I also know that they are now creating income related payback levels while you are in residency. Meaning if you were a full fledged Dr. your student loan payments would be $3,400 a month, but since you're only a resident and therefor earning 25% of what a Dr. out of residency earns, then your student loan payments might only be $400 a month.

February 8, 2010 at 4:41 PM  
Blogger Melisa said...

My only tip is to make sure you get stuff turned in on time. My DrH turned in the papers late, so he had to make a payment. But that isn't the worst of it. Because he made a payment, he can't apply for forbearance anymore and we are stuck making payments on a resident's salary. SUCKS!!! I detest the company we have the loan with and can hardly wait to be done with them.

February 8, 2010 at 6:32 PM  
Blogger Married to a med student - Marissa Nicole said...

As already mentioned Medical Residents USED to qualify for medical deferment for the first three years of residency. (Meaning NO interest accrued). In Summer of 2009 they changed the law and made it harder to qualify for economic hardship deferment but instead offer IBR (income based repayment). Unfortunately IBR wasn't really designed with residents in mind - it allows you to limit student loan payments to 15% of your income, but this may still be too high for many residents and there are also some glitches if the spouse has student loans you could end up paying 30% of both of your salaries!
You can still forbear as long as you are in residency or fellowship but interest DOES accrue. But you can make payments without being penalized.
Because we do not anticipate being able to payback during residency we will forbear the entire time and just make payments when we can to minimize interest.

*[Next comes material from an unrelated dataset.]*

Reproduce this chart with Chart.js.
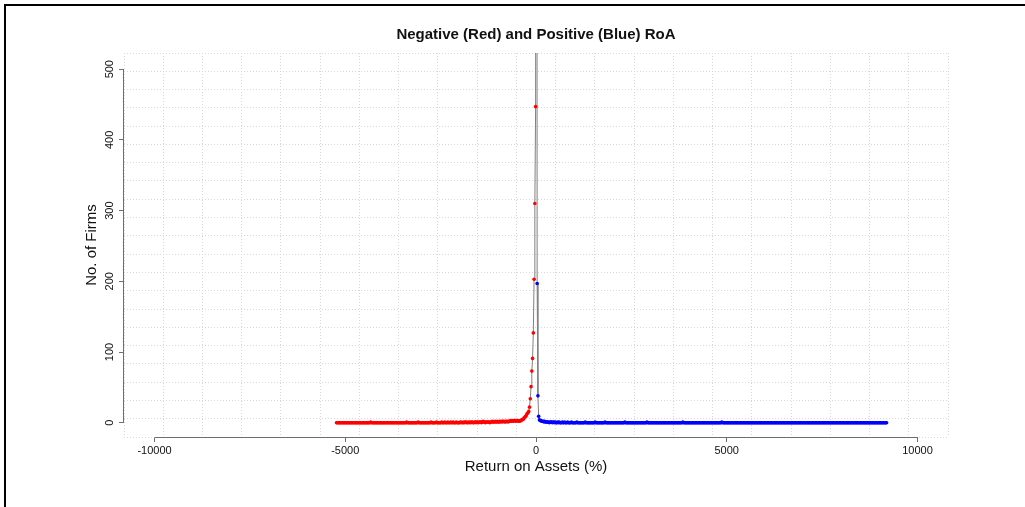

Also deferrment and forbear are often used in the opposite definition and I often get confused!

One more thing - an accountant offered to write a post for my blog explaining all the loan stuff, so I'll post the article here when I get it!

February 8, 2010 at 9:41 PM  
Blogger Sarah Weiss said...

We just went through this process. If you have federal loans then you may qualify for Economic Hardship for up to 3 years. We just qualified as a family of 4 and a first year intern's salary. During that time interest accrues on your unsubsidized loans, but the government pays for the interest on your subsidized loans. Unfortunately the only option with private loans is forbearanace. We are doing IBR on one of our small loans held by a different lender because they wouldn't take into consideration our total debt, only the debt we had with them. Hope this helps!

February 9, 2010 at 3:40 PM  
Blogger Timani said...

Smart to get it all figured out now. We had it all figured out and then the rules changed right after graduation and I freaked! (our payments will be apx $3500/mo). Loans are automatically deferred for the 6 months following graduation. To get an economic deferment for my family of 10 wasn't too tough, except with a few loans (I don't remember which ones they were right now) it didn't matter how many children we had, the calculation would only allow him to count a spouse and he made $40 too much to qualify for deferment. But we would qualified if received State benefits, so we applied and all they needed was a faxed statement. We now have all of them in deferment or forbearance.

February 10, 2010 at 4:46 AM  
Blogger Kathi the wingspouse said...

Times hav definitely changed since M was a resident. I can't imagine. We had to put everything into forbearance - even the 16% HEAL loans (ouch!).

As soon as M got his MD, we shopped for a bank that would give us a personal loan (and eventually a 2nd equity loan) to pay off the highest rates for a lower one. I don't know if they will still do that, but at the time we were told a physician was considered a "no risk" loan.If you want to try that, look for a bank that offers "personal banking" or if yo're in OH they call it "private banking" because that is a special service that gives all kinds of perks in return for passing higher amts of money thru the bank.

It still took us 15 years to pay off, but we had a lot of debt accrue just over those education years.

February 10, 2010 at 6:14 PM  
Blogger JLee said...

Thanks so much for all of your answers. It really does help a lot!

February 11, 2010 at 1:56 PM  
Blogger bookpenporch said...

does forbearance hurt your credit score?